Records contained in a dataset
━━━━━━━━━━━━━━━━━━━━

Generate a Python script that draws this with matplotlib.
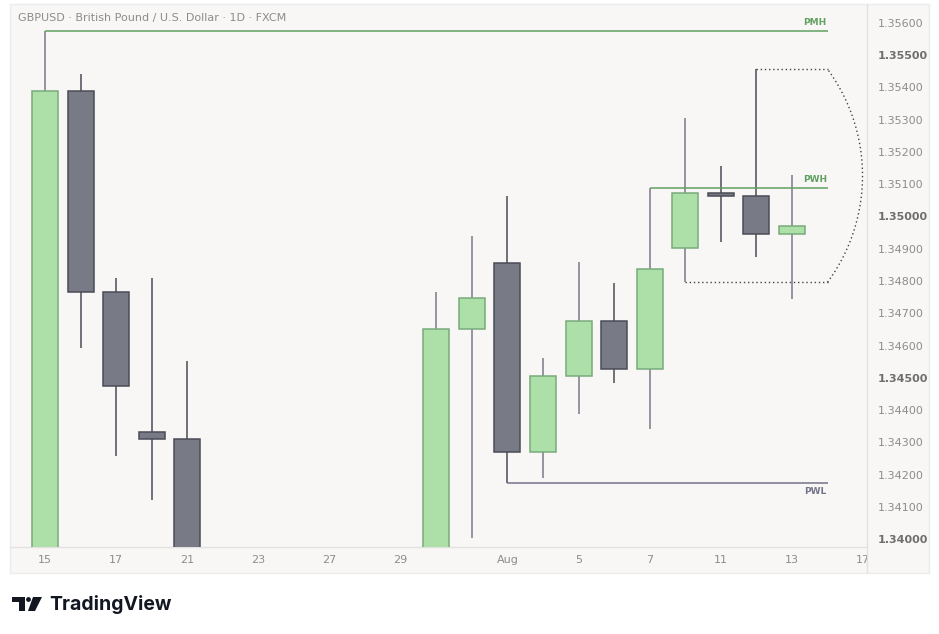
import numpy as np
import matplotlib
matplotlib.use("Agg")
import matplotlib.pyplot as plt
from matplotlib.patches import Rectangle, Polygon, Circle
from matplotlib.lines import Line2D

# ---------------- data ----------------
title = "GBPUSD · British Pound / U.S. Dollar · 1D · FXCM"
opens  = [1.3380, 1.35388, 1.34765, 1.34331, 1.34310, 1.3385, 1.3350, 1.3365, 1.3330, 1.3355, 1.3320,
          1.3340, 1.34650, 1.34855, 1.34270, 1.34505, 1.34675, 1.34527, 1.34901, 1.35072, 1.35062, 1.34945]
highs  = [1.35575, 1.35441, 1.34809, 1.34809, 1.34552, 1.3390, 1.3380, 1.3390, 1.3370, 1.3375, 1.3350,
          1.34766, 1.34939, 1.35063, 1.34561, 1.34859, 1.34794, 1.35087, 1.35305, 1.35156, 1.35456, 1.35128]
lows   = [1.3370, 1.34593, 1.34259, 1.34123, 1.3370, 1.3340, 1.3330, 1.3320, 1.3310, 1.3300, 1.3290,
          1.3325, 1.34003, 1.34174, 1.34191, 1.34389, 1.34485, 1.34341, 1.34796, 1.34922, 1.34875, 1.34743]
closes = [1.35388, 1.34765, 1.34476, 1.34310, 1.3385, 1.3350, 1.3365, 1.3330, 1.3355, 1.3320, 1.3340,
          1.34650, 1.34747, 1.34270, 1.34505, 1.34675, 1.34527, 1.34836, 1.35072, 1.35062, 1.34945, 1.34969]
date_tick_idx = [0, 2, 4, 6, 8, 10, 13, 15, 17, 19, 21, 23]
date_tick_labels = ["15", "17", "21", "23", "27", "29", "Aug", "5", "7", "11", "13", "17"]
price_ticks = [1.340, 1.341, 1.342, 1.343, 1.344, 1.345, 1.346, 1.347, 1.348,
               1.349, 1.350, 1.351, 1.352, 1.353, 1.354, 1.355, 1.356]
# key levels: (label, value, start index)
levels = [("PMH", highs[0], 0), ("PWH", highs[17], 17), ("PWL", lows[13], 13)]
level_end = 22
box_left, box_top_idx = 18, 20   # dotted range drawing anchors (low of bar 18, high of bar 20)

# ---------------- style ----------------
W, H = 939, 634
BG = "#F8F7F5"
UP_FILL, UP_EDGE, UP_WICK = "#ACE0A8", "#77AB7B", "#7A7A8A"
DN_FILL, DN_EDGE, DN_WICK = "#787B86", "#4A4C56", "#4A4C56"
GREEN_LVL, GREY_LVL = "#62A062", "#73738A"
TXT = "#8C8C8C"

def fx(px):
    return px / W

def fy(py):
    return 1 - py / H

fig = plt.figure(figsize=(W / 100, H / 100), dpi=100, facecolor="white")

# outer panel (behind axes)
bgax = fig.add_axes([0, 0, 1, 1], zorder=-5)
bgax.set_axis_off()
bgax.set_xlim(0, W)
bgax.set_ylim(H, 0)
bgax.add_patch(Rectangle((10, 4), 919, 569, facecolor=BG, edgecolor="#ECECEC", linewidth=1))
bgax.plot([867, 867], [4, 573], color="#E2E2E2", linewidth=1)

# TradingView logo
logo_col = "#131722"
T_shape = [(12, 597), (25, 597), (25, 611), (19, 611), (19, 602), (12, 602)]
bgax.add_patch(Polygon(T_shape, closed=True, facecolor=logo_col, edgecolor="none"))
slash = [(33, 597), (42, 597), (35, 611), (28, 611)]
bgax.add_patch(Polygon(slash, closed=True, facecolor=logo_col, edgecolor="none"))
bgax.add_patch(Circle((28.5, 599.5), 2.4, facecolor=logo_col, edgecolor="none"))
bgax.text(49, 604, "TradingView", fontsize=14, fontweight="bold", color=logo_col,
          family=["Inter", "DejaVu Sans"], ha="left", va="center")
bgax.text(18, 18, title, fontsize=8, color=TXT, ha="left", va="center")

ax_l, ax_r, ax_t, ax_b = 10, 867, 4, 546.7
ax = fig.add_axes([fx(ax_l), fy(ax_b), fx(ax_r) - fx(ax_l), fy(ax_t) - fy(ax_b)], facecolor=BG)
ax.patch.set_alpha(0)
ax.set_xlim(-0.984, 23.11)
ax.set_ylim(1.33977, 1.35658)

for s in ["top", "left", "right"]:
    ax.spines[s].set_visible(False)
ax.spines["bottom"].set_color("#E2E2E2")
ax.spines["bottom"].set_linewidth(1)

# candles
idx = np.arange(len(opens))
for i, o, h, l, c in zip(idx, opens, highs, lows, closes):
    up = c >= o
    wick = UP_WICK if up else DN_WICK
    ax.vlines(i, l, h, color=wick, linewidth=1.1, zorder=2)
    ax.bar(i, abs(c - o), bottom=min(o, c), width=0.73,
           color=UP_FILL if up else DN_FILL, edgecolor=UP_EDGE if up else DN_EDGE,
           linewidth=1.1, zorder=3)

# level lines
for name, val, start in levels:
    col = GREY_LVL if name == "PWL" else GREEN_LVL
    ax.hlines(val, start, level_end, color=col, linewidth=1.1, zorder=4)
    if name == "PWL":
        ax.annotate(name, (level_end - 0.35, val), xytext=(0, -3), textcoords="offset points",
                    ha="center", va="top", fontsize=6.5, fontweight="bold", color=col)
    else:
        ax.annotate(name, (level_end - 0.35, val), xytext=(0, 3), textcoords="offset points",
                    ha="center", va="bottom", fontsize=6.5, fontweight="bold", color=col)

# dotted range drawing with arc
box_hi = highs[box_top_idx]
box_lo = lows[box_left]
ax.hlines(box_hi, box_top_idx, level_end, color="#444444", linewidth=1,
          linestyles=(0, (1, 2)), zorder=4)
ax.hlines(box_lo, box_left, level_end, color="#444444", linewidth=1,
          linestyles=(0, (1, 2)), zorder=4)
xr = ax.get_xlim()
yr = ax.get_ylim()
ppx = (ax_r - ax_l) / (xr[1] - xr[0])
ppy = (ax_b - ax_t) / (yr[1] - yr[0])
chord = (box_hi - box_lo) * ppy
sag = 35.0
R = (chord ** 2 / 4 + sag ** 2) / (2 * sag)
theta = np.arcsin((chord / 2) / R)
t = np.linspace(-theta, theta, 100)
xs_px = (sag - R) + R * np.cos(t)
ys_px = R * np.sin(t)
ax.plot(level_end + xs_px / ppx, (box_hi + box_lo) / 2 + ys_px / ppy, color="#444444",
        linewidth=1, linestyle=(0, (1, 2)), zorder=4, clip_on=False)

# ticks
ax.yaxis.tick_right()
ax.set_yticks(price_ticks)
ax.set_yticklabels([f"{p:.5f}" for p in price_ticks])
ax.tick_params(axis="y", length=0, pad=8, labelsize=8, labelcolor=TXT)
for p, lab in zip(price_ticks, ax.get_yticklabels()):
    if round(p * 1000) % 5 == 0:
        lab.set_color("#6E6E6E")
        lab.set_fontweight("bold")
ax.set_xticks(date_tick_idx)
ax.set_xticklabels(date_tick_labels)
ax.tick_params(axis="x", length=0, pad=6, labelsize=8, labelcolor=TXT)
clip_rect = Rectangle((fx(ax_l), 0), fx(ax_r) - fx(ax_l), 1, transform=fig.transFigure)
for lab in ax.get_xticklabels():
    lab.set_clip_path(clip_rect)

fig.savefig("out.png", dpi=100, facecolor="white")
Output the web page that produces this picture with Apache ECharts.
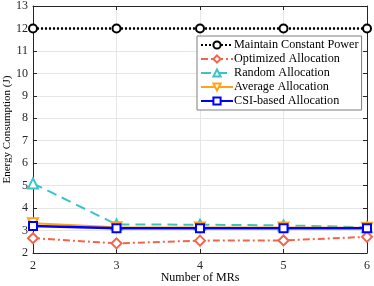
<!DOCTYPE html>
<html><head><meta charset="utf-8">
<script src="https://cdn.jsdelivr.net/npm/echarts@6/dist/echarts.min.js"></script>
<style>html,body{margin:0;padding:0;background:#fff}#c{width:374px;height:286px}</style>
</head><body><div id="c"></div>
<script>
const mrs = [2, 3, 4, 5, 6];
const constantPower = [12, 12, 12, 12, 12];
const optimized = [2.66, 2.43, 2.55, 2.56, 2.72];
const randomAlloc = [5.1, 3.27, 3.26, 3.23, 3.15];
const averageAlloc = [3.33, 3.15, 3.14, 3.14, 3.12];
const csiAlloc = [3.2, 3.1, 3.1, 3.1, 3.1];
const yTicks = [2,3,4,5,6,7,8,9,10,11,12,13];

const font = 'Liberation Serif';
function pairs(arr){ return mrs.map((x,i)=>[x, arr[i]]); }
const chart = echarts.init(document.getElementById('c'), null, {renderer:'canvas'});
const axisCommon = {
  axisLine:{show:true, lineStyle:{color:'#262626', width:1}},
  axisTick:{show:true, inside:true, length:4, lineStyle:{color:'#262626'}},
};
chart.setOption({
  animation:false,
  backgroundColor:'#fff',
  grid:{left:33, right:7, top:6, bottom:33, containLabel:false, outerBoundsMode:'none'},
  legend:{
    orient:'vertical', left:197, top:36, itemWidth:32, itemHeight:9, itemGap:0,
    padding:[2,3,2,3],
    backgroundColor:'#fff', borderColor:'#7f7f7f', borderWidth:1,
    textStyle:{fontFamily:font, fontSize:12.2, lineHeight:14, color:'#000', padding:[0,0,0,-4]},
    data:['Maintain Constant Power','Optimized Allocation','Random Allocation','Average Allocation','CSI-based Allocation']
  },
  xAxis:[{
    type:'value', min:2, max:6, interval:1, ...axisCommon,
    name:'Number of MRs', nameLocation:'middle', nameGap:19, nameMoveOverlap:false,
    nameTextStyle:{fontFamily:font, fontSize:12, color:'#000'},
    axisLabel:{fontFamily:font, fontSize:12, color:'#262626', margin:7},
    splitLine:{show:true, lineStyle:{color:'#e6e6e6', width:1}}
  },{
    type:'value', min:2, max:6, interval:1, position:'top', ...axisCommon,
    axisLabel:{show:false}, splitLine:{show:false}
  }],
  yAxis:[{
    type:'value', min:2, max:13, interval:1, ...axisCommon,
    name:'Energy Consumption (J)', nameLocation:'middle', nameGap:20, nameMoveOverlap:false,
    nameTextStyle:{fontFamily:font, fontSize:11, color:'#000'},
    axisLabel:{fontFamily:font, fontSize:12, color:'#262626', margin:5,
      formatter:v=>yTicks.includes(v)?String(v):''},
    splitLine:{show:true, lineStyle:{color:'#e6e6e6', width:1}}
  },{
    type:'value', min:2, max:13, interval:1, position:'right', ...axisCommon,
    axisLabel:{show:false}, splitLine:{show:false}
  }],
  series:[
    {name:'Maintain Constant Power', type:'line', data:pairs(constantPower), z:5,
     lineStyle:{color:'#000', width:2.5, type:[2,2]}, symbol:'circle', symbolSize:8,
     itemStyle:{color:'#fff', borderColor:'#000', borderWidth:2}},
    {name:'Optimized Allocation', type:'line', data:pairs(optimized),
     lineStyle:{color:'#f4644a', width:2, type:[7,3,2,3]}, symbol:'diamond', symbolSize:10,
     itemStyle:{color:'#fff', borderColor:'#f4644a', borderWidth:2}},
    {name:'Random Allocation', type:'line', data:pairs(randomAlloc),
     lineStyle:{color:'#3cc3c8', width:2, type:[10,6]}, symbol:'triangle', symbolSize:10,
     itemStyle:{color:'#fff', borderColor:'#3cc3c8', borderWidth:2}},
    {name:'Average Allocation', type:'line', data:pairs(averageAlloc),
     lineStyle:{color:'#ffa31a', width:2}, symbol:'triangle', symbolRotate:180, symbolSize:10,
     itemStyle:{color:'#fff', borderColor:'#ffa31a', borderWidth:2}},
    {name:'CSI-based Allocation', type:'line', data:pairs(csiAlloc), z:4,
     lineStyle:{color:'#0000ff', width:2.5}, symbol:'rect', symbolSize:8,
     itemStyle:{color:'#fff', borderColor:'#0000ff', borderWidth:2}}
  ]
});
</script></body></html>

━━━━━━━━━━━━━━━━━━━━

What the task requires:
Show every line from the entries above in which "this" appears.

The response:
Generate a Python script that draws this with matplotlib.
Output the web page that produces this picture with Apache ECharts.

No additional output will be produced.